Ginger Gordon

New York, gingergordon.com
It’s not often we christen a Hot List nominee so soon after they graduate — from RISD’s class of ’22, in this case — but Gordon’s strong aesthetic shined through in the room dividers, tables, and stools she showed at last year’s Milan fair and New York design week, so we felt confident calling it early. We’re looking forward to seeing where she takes her sculptural wood forms, stained glass accents, and Surrealist influences.

What is American design to you, and what excites you about it?

American design runs in every direction. It’s hopeful; it tells stories. There’s a respect for craft but a determination to create something new and to break from what is tired and known. I admire the constant push of material exploration and the unexpected ways in which materials are brought together in American design. These explorations are creating new stories, ones we haven’t seen, and that makes me continuously excited to see what will emerge.

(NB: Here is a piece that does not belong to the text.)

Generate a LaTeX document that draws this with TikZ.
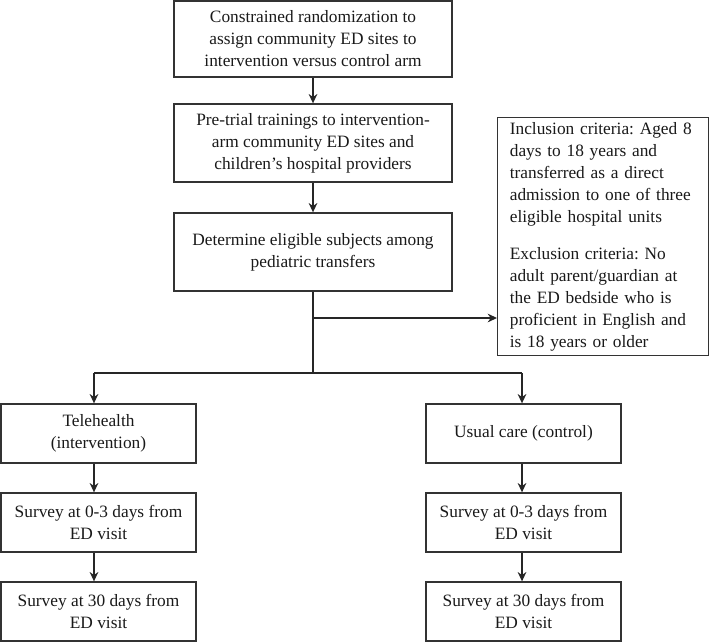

What are your plans and highlights for the upcoming year?

I’m currently developing my first studio collection, alongside Alexis Tingey. We met each other in school and lived in the metal shop together. We were struck by each other’s work and our shared sources of inspiration. On our last day of class, we decided to open a studio together. This collection is being developed through an artists’ residency at Colony. Our initial pieces for this series will be completed and shown later this year, for our first studio show.

These objects look to push the material and form explorations we’ve independently been working on, from carved wooden forms to textured textiles to inlay to stained glass to stack lamination. The pieces hinge on contrast in materiality, strength, and weight.

What inspires or informs your work in general?

Compositions of line and form often inform my work. I usually sketch with paper and collage, then go straight into material, carving and cutting to reveal interconnected shapes or undulating forms. I admire intricate processes of making, especially handcraft traditionally associated with female makers, like lace-making and embroidery. The intricately woven and knotted forms of lace create patterns that inspire the shapes in my work. I find inspiration in objects that tell stories; the details that draw you in and reveal something unexpected, like a small gilded piece of inlay or an object with an unexpected movement or perspective. All objects have a past, and I like the ones that try to share that with me.